Your goal - Your task is to reproduce, verbatim and without pictures, the lines from the opening of the listing through the line containing "0.62, 0.62, 0.63]".

Material provided -
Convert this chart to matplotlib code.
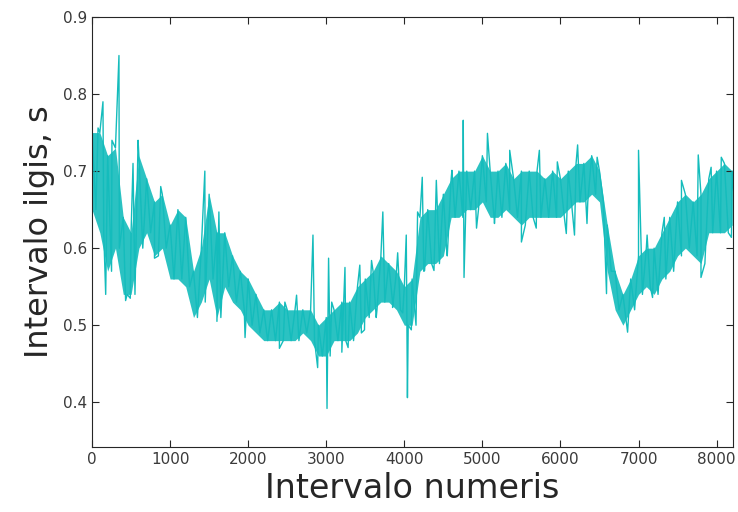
import numpy as np
import matplotlib.pyplot as plt

# ------ DATA ------
# band of the signal, one pair of values every 100 intervals
x_band = np.arange(0, 8300, 100)
band_hi = [0.75, 0.75, 0.72, 0.73, 0.64, 0.62, 0.72, 0.69, 0.66, 0.67,
           0.63, 0.65, 0.64, 0.57, 0.60, 0.67, 0.62, 0.62, 0.59, 0.57,
           0.56, 0.54, 0.52, 0.52, 0.53, 0.52, 0.52, 0.52, 0.52, 0.50,
           0.51, 0.52, 0.53, 0.53, 0.55, 0.56, 0.57, 0.59, 0.58, 0.57,
           0.55, 0.56, 0.64, 0.65, 0.65, 0.67, 0.69, 0.70, 0.70, 0.70,
           0.72, 0.70, 0.70, 0.71, 0.69, 0.70, 0.70, 0.70, 0.69, 0.70,
           0.69, 0.70, 0.71, 0.71, 0.72, 0.70, 0.63, 0.57, 0.54, 0.56,
           0.59, 0.60, 0.60, 0.62, 0.64, 0.66, 0.67, 0.66, 0.67, 0.69,
           0.70, 0.71, 0.70]
band_lo = [0.65, 0.62, 0.57, 0.60, 0.54, 0.54, 0.60, 0.62, 0.59, 0.60,
           0.56, 0.56, 0.55, 0.51, 0.53, 0.56, 0.51, 0.55, 0.53, 0.52,
           0.50, 0.49, 0.48, 0.48, 0.48, 0.48, 0.48, 0.49, 0.48, 0.46,
           0.46, 0.48, 0.48, 0.48, 0.49, 0.51, 0.52, 0.53, 0.53, 0.52,
           0.50, 0.50, 0.57, 0.58, 0.58, 0.59, 0.64, 0.64, 0.65, 0.65,
           0.66, 0.64, 0.64, 0.65, 0.64, 0.63, 0.64, 0.64, 0.64, 0.64,
           0.64, 0.65, 0.66, 0.66, 0.67, 0.66, 0.57, 0.52, 0.50, 0.52,
           0.54, 0.55, 0.54, 0.56, 0.57, 0.59, 0.60, 0.59, 0.58, 0.62,
           0.62, 0.62, 0.63]

# single strokes sticking out of the band, and the big outliers
spike_x = [77, 140, 175, 255, 345, 430, 490, 525, 590, 800,
           880, 1445, 1600, 1625, 1960, 2400, 2470, 2620, 2830, 2890,
           3010, 3030, 3070, 3200, 3240, 3280, 3430, 3490, 3580, 3640,
           3725, 3850, 3915, 3980, 4025, 4040, 4090, 4170, 4230, 4260,
           4380, 4410, 4540, 4610, 4755, 4765, 4925, 5065, 5155, 5350,
           5500, 5690, 5730, 5960, 6075, 6180, 6220, 6340, 6470, 6590,
           6860, 7000, 7110, 7180, 7330, 7550, 7765, 7800, 7930, 8060,
           8190]
spike_v = [0.756, 0.79, 0.54, 0.74, 0.85, 0.532, 0.535, 0.71, 0.74, 0.587,
           0.68, 0.70, 0.505, 0.647, 0.484, 0.47, 0.53, 0.539, 0.617, 0.445,
           0.392, 0.587, 0.53, 0.465, 0.575, 0.471, 0.578, 0.494, 0.584, 0.51,
           0.647, 0.523, 0.594, 0.516, 0.617, 0.406, 0.494, 0.647, 0.692, 0.571,
           0.571, 0.688, 0.601, 0.701, 0.766, 0.562, 0.626, 0.749, 0.632, 0.727,
           0.608, 0.626, 0.727, 0.712, 0.619, 0.617, 0.734, 0.632, 0.718, 0.541,
           0.491, 0.727, 0.617, 0.536, 0.64, 0.688, 0.721, 0.562, 0.705, 0.718,
           0.614]

teal = '#14bcbc'

# ------ BUILD THE LINE ------
xs = np.concatenate([x_band, x_band + 50, spike_x])
ys = np.concatenate([band_hi, band_lo, spike_v])
order = np.argsort(xs, kind='stable')
xs = xs[order]
ys = ys[order]

# ------ PLOT ------
fig = plt.figure(figsize=(7.38, 5.12), dpi=100)
ax = fig.add_axes([0.1247, 0.127, 0.8685, 0.8398])

# dense part of the signal drawn as a band, jagged line on top
ax.fill_between(x_band, band_lo, band_hi, color=teal, lw=0, alpha=0.9)
ax.plot(xs, ys, color=teal, lw=1.0)

ax.set_xlim(0, 8210)
ax.set_ylim(0.342, 0.9)
ax.set_xticks(np.arange(0, 8001, 1000))
ax.set_yticks([0.4, 0.5, 0.6, 0.7, 0.8, 0.9])
ax.set_yticklabels(['0.4', '0.5', '0.6', '0.7', '0.8', '0.9'])

ax.tick_params(direction='in', top=True, right=True, length=5, width=0.8,
               colors='#262626', labelcolor='#3a3a3a', labelsize=11)
for s in ax.spines.values():
    s.set_color('#262626')
    s.set_linewidth(0.8)

ax.set_xlabel('Intervalo numeris', fontsize=24, color='#262626', labelpad=4)
ax.set_ylabel('Intervalo ilgis, s', fontsize=23, color='#262626', labelpad=6)

fig.savefig('out.png', dpi=100)
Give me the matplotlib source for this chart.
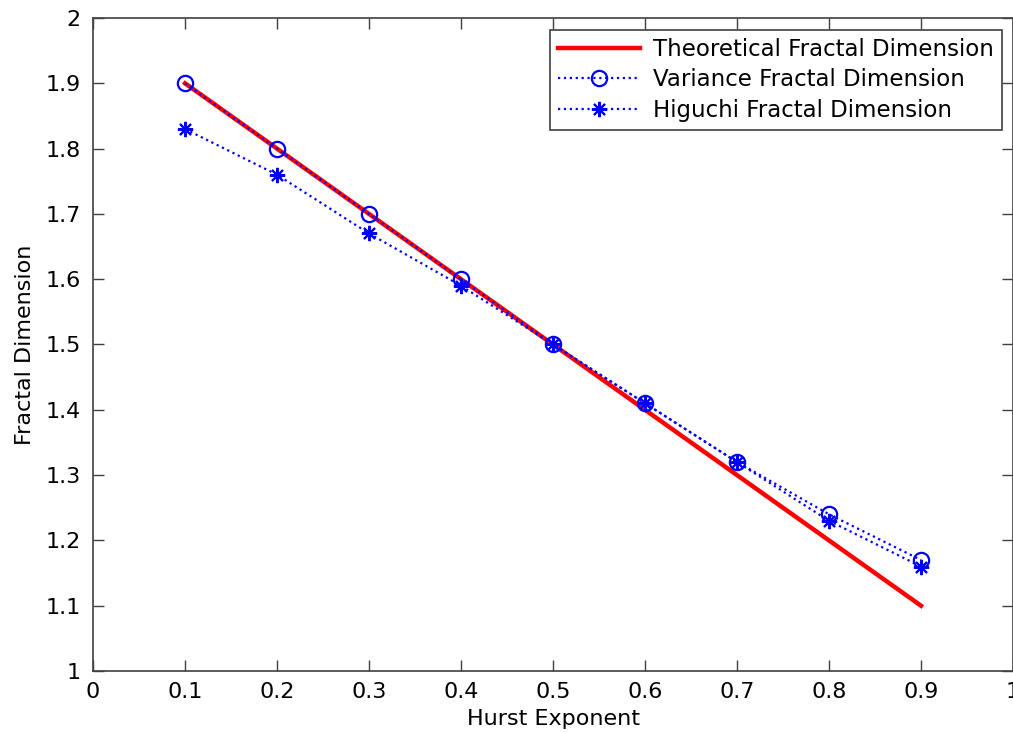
import numpy as np
import matplotlib.pyplot as plt

plt.rcParams['font.family'] = ['DejaVu Sans']

hurst = [0.1, 0.2, 0.3, 0.4, 0.5, 0.6, 0.7, 0.8, 0.9]
theoretical = [1.9, 1.8, 1.7, 1.6, 1.5, 1.4, 1.3, 1.2, 1.1]
variance = [1.9, 1.8, 1.7, 1.6, 1.5, 1.41, 1.32, 1.24, 1.17]
higuchi = [1.83, 1.76, 1.67, 1.59, 1.5, 1.41, 1.32, 1.23, 1.16]

xticks = [0, 0.1, 0.2, 0.3, 0.4, 0.5, 0.6, 0.7, 0.8, 0.9, 1]
yticks = [1, 1.1, 1.2, 1.3, 1.4, 1.5, 1.6, 1.7, 1.8, 1.9, 2]

fig = plt.figure(figsize=(10.13, 7.32), dpi=100)
ax = fig.add_axes([93 / 1013, 1 - 671 / 732, 920 / 1013, (671 - 18) / 732])

ax.plot(hurst, theoretical, color='red', lw=3.2, label='Theoretical Fractal Dimension')
ax.plot(hurst, variance, color='blue', ls=':', lw=1.6, marker='o', ms=11,
        mfc='none', mew=1.6, label='Variance Fractal Dimension')
ax.plot(hurst, higuchi, color='blue', ls=':', lw=1.6, marker=(8, 2, 0), ms=11,
        mew=1.5, label='Higuchi Fractal Dimension')

ax.set_xlim(0, 1)
ax.set_ylim(1, 2)
ax.set_xticks(xticks)
ax.set_xticklabels(['0', '0.1', '0.2', '0.3', '0.4', '0.5', '0.6', '0.7', '0.8', '0.9', '1'])
ax.set_yticks(yticks)
ax.set_yticklabels(['1', '1.1', '1.2', '1.3', '1.4', '1.5', '1.6', '1.7', '1.8', '1.9', '2'])
ax.tick_params(direction='in', top=True, right=True, length=8, width=1,
               color='#404040', labelsize=16)
ax.tick_params(axis='y', pad=9)
ax.tick_params(axis='x', pad=8)
for s in ax.spines.values():
    s.set_color('#404040')
    s.set_linewidth(1.2)

ax.set_xlabel('Hurst Exponent', fontsize=16, labelpad=5)
ax.set_ylabel('Fractal Dimension', fontsize=16, labelpad=7)

leg = ax.legend(loc='upper right', bbox_to_anchor=(0.988, 0.9816), borderaxespad=0,
                fontsize=16.5, fancybox=False, framealpha=1, edgecolor='#404040',
                handlelength=3.6, borderpad=0.35, labelspacing=0.32, handletextpad=0.55)
leg.get_frame().set_linewidth(1.2)

fig.savefig('out.png', dpi=100)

Answer to this exercise -
Convert this chart to matplotlib code.
import numpy as np
import matplotlib.pyplot as plt

# ------ DATA ------
# band of the signal, one pair of values every 100 intervals
x_band = np.arange(0, 8300, 100)
band_hi = [0.75, 0.75, 0.72, 0.73, 0.64, 0.62, 0.72, 0.69, 0.66, 0.67,
           0.63, 0.65, 0.64, 0.57, 0.60, 0.67, 0.62, 0.62, 0.59, 0.57,
           0.56, 0.54, 0.52, 0.52, 0.53, 0.52, 0.52, 0.52, 0.52, 0.50,
           0.51, 0.52, 0.53, 0.53, 0.55, 0.56, 0.57, 0.59, 0.58, 0.57,
           0.55, 0.56, 0.64, 0.65, 0.65, 0.67, 0.69, 0.70, 0.70, 0.70,
           0.72, 0.70, 0.70, 0.71, 0.69, 0.70, 0.70, 0.70, 0.69, 0.70,
           0.69, 0.70, 0.71, 0.71, 0.72, 0.70, 0.63, 0.57, 0.54, 0.56,
           0.59, 0.60, 0.60, 0.62, 0.64, 0.66, 0.67, 0.66, 0.67, 0.69,
           0.70, 0.71, 0.70]
band_lo = [0.65, 0.62, 0.57, 0.60, 0.54, 0.54, 0.60, 0.62, 0.59, 0.60,
           0.56, 0.56, 0.55, 0.51, 0.53, 0.56, 0.51, 0.55, 0.53, 0.52,
           0.50, 0.49, 0.48, 0.48, 0.48, 0.48, 0.48, 0.49, 0.48, 0.46,
           0.46, 0.48, 0.48, 0.48, 0.49, 0.51, 0.52, 0.53, 0.53, 0.52,
           0.50, 0.50, 0.57, 0.58, 0.58, 0.59, 0.64, 0.64, 0.65, 0.65,
           0.66, 0.64, 0.64, 0.65, 0.64, 0.63, 0.64, 0.64, 0.64, 0.64,
           0.64, 0.65, 0.66, 0.66, 0.67, 0.66, 0.57, 0.52, 0.50, 0.52,
           0.54, 0.55, 0.54, 0.56, 0.57, 0.59, 0.60, 0.59, 0.58, 0.62,
           0.62, 0.62, 0.63]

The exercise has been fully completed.